-- RECORDS FOR THIS TASK --

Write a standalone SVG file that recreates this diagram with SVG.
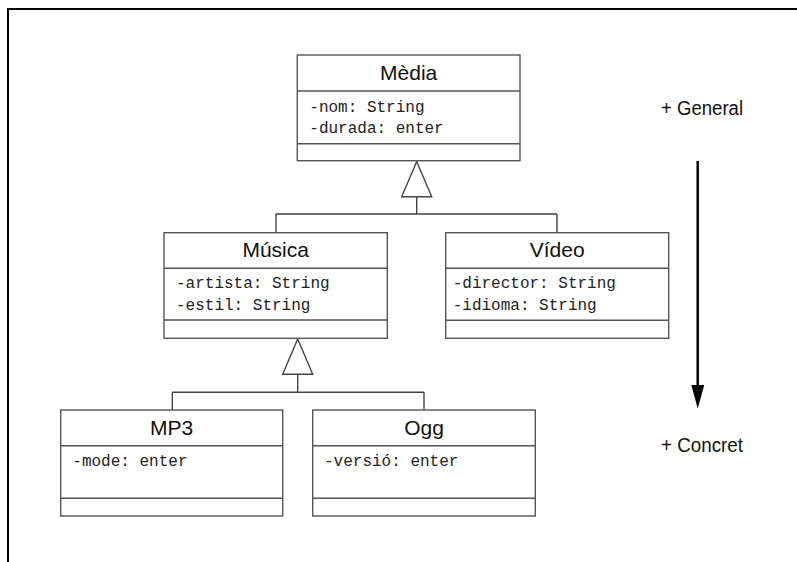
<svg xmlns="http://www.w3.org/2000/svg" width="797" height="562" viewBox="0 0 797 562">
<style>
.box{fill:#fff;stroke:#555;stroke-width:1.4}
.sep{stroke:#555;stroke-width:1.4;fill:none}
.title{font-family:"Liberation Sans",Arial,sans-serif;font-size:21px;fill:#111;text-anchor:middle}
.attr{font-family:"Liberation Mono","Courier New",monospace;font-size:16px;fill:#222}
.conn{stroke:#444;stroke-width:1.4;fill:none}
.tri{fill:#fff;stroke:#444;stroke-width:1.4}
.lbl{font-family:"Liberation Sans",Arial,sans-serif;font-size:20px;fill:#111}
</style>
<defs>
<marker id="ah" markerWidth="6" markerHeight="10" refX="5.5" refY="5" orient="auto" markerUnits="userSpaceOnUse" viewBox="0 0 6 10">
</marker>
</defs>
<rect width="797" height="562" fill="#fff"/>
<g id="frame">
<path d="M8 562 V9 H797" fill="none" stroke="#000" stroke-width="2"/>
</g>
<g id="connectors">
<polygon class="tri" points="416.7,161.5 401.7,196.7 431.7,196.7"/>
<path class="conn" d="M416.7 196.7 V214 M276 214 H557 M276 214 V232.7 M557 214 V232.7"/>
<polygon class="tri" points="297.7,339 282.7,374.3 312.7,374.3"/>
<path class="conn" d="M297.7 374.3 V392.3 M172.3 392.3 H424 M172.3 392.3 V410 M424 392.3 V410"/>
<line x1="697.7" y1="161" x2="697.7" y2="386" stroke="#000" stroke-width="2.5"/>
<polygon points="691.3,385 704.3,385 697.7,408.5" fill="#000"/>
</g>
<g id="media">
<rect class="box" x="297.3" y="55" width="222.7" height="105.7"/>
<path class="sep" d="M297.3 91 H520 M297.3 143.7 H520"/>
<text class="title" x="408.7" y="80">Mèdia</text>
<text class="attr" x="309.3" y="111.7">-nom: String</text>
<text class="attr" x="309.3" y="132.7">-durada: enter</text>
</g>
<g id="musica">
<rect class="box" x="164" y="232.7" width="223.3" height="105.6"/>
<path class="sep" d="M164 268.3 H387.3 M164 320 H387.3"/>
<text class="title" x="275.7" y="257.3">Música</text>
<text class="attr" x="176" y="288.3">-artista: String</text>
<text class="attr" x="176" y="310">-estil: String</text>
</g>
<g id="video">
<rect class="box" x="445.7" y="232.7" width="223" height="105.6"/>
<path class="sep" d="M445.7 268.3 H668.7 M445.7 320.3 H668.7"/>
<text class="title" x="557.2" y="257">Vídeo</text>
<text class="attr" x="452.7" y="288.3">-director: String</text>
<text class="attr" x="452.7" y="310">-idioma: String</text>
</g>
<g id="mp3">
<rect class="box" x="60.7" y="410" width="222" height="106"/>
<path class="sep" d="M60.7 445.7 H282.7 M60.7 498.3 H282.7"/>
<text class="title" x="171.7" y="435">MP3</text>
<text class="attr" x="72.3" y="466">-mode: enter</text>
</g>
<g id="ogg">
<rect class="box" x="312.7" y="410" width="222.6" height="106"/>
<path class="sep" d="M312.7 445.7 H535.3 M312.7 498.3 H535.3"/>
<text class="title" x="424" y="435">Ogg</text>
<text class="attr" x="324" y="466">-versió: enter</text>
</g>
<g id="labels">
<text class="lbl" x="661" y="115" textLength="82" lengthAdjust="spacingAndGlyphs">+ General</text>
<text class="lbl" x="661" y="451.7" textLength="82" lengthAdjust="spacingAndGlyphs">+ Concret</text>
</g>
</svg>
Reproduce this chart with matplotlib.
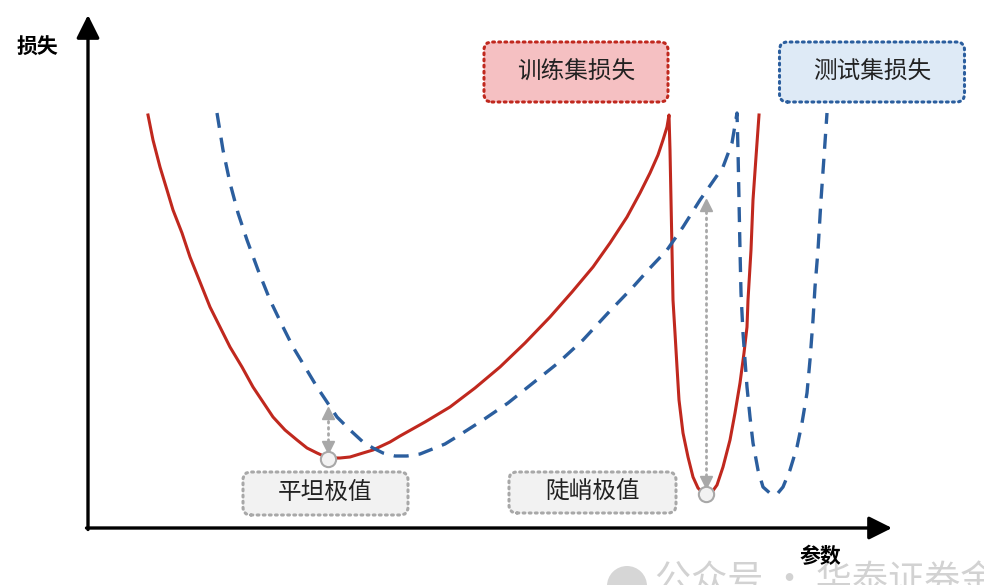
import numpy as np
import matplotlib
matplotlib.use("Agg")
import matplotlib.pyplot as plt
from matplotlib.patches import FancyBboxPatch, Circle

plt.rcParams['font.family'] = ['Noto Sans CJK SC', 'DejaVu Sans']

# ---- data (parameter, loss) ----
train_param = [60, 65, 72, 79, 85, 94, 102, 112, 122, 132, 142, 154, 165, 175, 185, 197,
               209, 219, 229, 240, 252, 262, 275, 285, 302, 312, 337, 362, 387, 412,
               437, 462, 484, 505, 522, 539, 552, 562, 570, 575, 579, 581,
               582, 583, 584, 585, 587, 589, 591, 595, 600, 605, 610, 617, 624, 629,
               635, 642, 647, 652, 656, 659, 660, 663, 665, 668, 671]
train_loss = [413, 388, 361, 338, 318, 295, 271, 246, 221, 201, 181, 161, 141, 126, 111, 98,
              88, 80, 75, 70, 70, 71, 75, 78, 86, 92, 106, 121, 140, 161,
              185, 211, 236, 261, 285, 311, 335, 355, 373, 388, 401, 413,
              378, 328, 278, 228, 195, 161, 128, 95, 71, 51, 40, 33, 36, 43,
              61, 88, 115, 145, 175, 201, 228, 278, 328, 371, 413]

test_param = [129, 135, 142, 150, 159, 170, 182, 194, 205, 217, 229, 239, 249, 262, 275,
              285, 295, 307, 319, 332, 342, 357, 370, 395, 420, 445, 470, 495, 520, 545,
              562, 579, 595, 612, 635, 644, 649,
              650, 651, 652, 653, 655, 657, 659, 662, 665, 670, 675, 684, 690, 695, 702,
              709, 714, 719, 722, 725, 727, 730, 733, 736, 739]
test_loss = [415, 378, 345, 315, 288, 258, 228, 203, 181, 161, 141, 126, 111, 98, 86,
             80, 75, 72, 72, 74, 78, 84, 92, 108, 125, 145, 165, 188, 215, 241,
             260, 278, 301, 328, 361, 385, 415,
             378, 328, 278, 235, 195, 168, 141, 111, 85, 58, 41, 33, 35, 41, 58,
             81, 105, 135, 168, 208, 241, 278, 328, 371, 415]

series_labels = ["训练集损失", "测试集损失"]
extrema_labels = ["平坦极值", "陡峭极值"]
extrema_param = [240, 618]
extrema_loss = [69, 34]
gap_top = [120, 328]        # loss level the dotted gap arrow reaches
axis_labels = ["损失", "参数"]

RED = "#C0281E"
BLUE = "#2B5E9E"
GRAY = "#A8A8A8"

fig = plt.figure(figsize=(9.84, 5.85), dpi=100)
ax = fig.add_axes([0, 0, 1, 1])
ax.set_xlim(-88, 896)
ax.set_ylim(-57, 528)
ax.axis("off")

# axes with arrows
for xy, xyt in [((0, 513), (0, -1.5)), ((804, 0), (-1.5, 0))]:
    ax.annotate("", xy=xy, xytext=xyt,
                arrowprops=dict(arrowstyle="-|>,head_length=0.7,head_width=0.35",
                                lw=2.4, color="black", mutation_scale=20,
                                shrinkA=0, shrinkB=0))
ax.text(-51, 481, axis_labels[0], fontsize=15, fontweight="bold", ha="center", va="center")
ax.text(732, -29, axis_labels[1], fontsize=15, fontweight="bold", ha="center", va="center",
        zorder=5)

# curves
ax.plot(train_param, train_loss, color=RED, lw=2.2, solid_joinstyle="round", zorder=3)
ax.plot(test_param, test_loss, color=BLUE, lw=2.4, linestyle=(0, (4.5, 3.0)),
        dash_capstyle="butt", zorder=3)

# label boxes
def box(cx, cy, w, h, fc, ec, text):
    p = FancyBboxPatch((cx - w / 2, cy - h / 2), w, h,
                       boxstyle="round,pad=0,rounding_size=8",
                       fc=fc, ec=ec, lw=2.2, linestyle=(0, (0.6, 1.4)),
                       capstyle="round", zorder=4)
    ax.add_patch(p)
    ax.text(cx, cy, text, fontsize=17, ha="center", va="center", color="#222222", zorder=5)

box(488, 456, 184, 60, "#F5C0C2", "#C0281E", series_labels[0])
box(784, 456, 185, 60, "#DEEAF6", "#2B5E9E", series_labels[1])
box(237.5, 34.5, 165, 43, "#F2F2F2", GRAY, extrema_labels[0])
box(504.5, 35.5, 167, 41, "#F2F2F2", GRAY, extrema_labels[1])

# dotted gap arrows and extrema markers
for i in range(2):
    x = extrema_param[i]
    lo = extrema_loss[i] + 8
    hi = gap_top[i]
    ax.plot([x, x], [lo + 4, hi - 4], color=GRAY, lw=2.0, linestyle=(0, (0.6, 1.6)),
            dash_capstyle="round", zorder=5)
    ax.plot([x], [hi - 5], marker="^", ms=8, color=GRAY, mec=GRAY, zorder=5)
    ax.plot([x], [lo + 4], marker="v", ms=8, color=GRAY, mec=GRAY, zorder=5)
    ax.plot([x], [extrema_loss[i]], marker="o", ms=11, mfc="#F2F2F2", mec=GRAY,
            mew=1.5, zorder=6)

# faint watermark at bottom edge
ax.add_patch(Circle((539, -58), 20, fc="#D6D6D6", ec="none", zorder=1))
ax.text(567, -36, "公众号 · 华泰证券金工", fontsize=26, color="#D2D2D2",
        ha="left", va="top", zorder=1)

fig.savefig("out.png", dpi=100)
* * *
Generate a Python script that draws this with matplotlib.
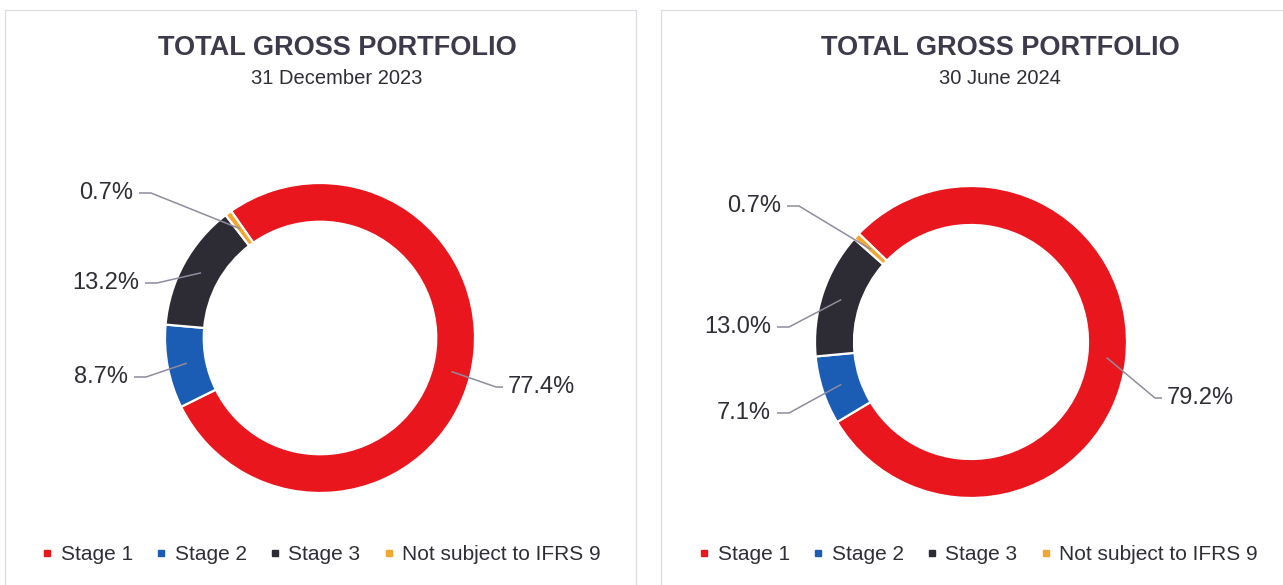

-- TASK DETAILS --
Output word for word the lines running from the one containing "Reproduce this chart with matplotlib." to the one containing "61, 88, 115, 145, 175, 201, 228, 278, 328, 371, 413]", both included, leaving out the pictures.

-- REPLY TO THE TASK --
Reproduce this chart with matplotlib.
import numpy as np
import matplotlib
matplotlib.use("Agg")
import matplotlib.pyplot as plt
from matplotlib.patches import FancyBboxPatch, Circle

plt.rcParams['font.family'] = ['Noto Sans CJK SC', 'DejaVu Sans']

# ---- data (parameter, loss) ----
train_param = [60, 65, 72, 79, 85, 94, 102, 112, 122, 132, 142, 154, 165, 175, 185, 197,
               209, 219, 229, 240, 252, 262, 275, 285, 302, 312, 337, 362, 387, 412,
               437, 462, 484, 505, 522, 539, 552, 562, 570, 575, 579, 581,
               582, 583, 584, 585, 587, 589, 591, 595, 600, 605, 610, 617, 624, 629,
               635, 642, 647, 652, 656, 659, 660, 663, 665, 668, 671]
train_loss = [413, 388, 361, 338, 318, 295, 271, 246, 221, 201, 181, 161, 141, 126, 111, 98,
              88, 80, 75, 70, 70, 71, 75, 78, 86, 92, 106, 121, 140, 161,
              185, 211, 236, 261, 285, 311, 335, 355, 373, 388, 401, 413,
              378, 328, 278, 228, 195, 161, 128, 95, 71, 51, 40, 33, 36, 43,
              61, 88, 115, 145, 175, 201, 228, 278, 328, 371, 413]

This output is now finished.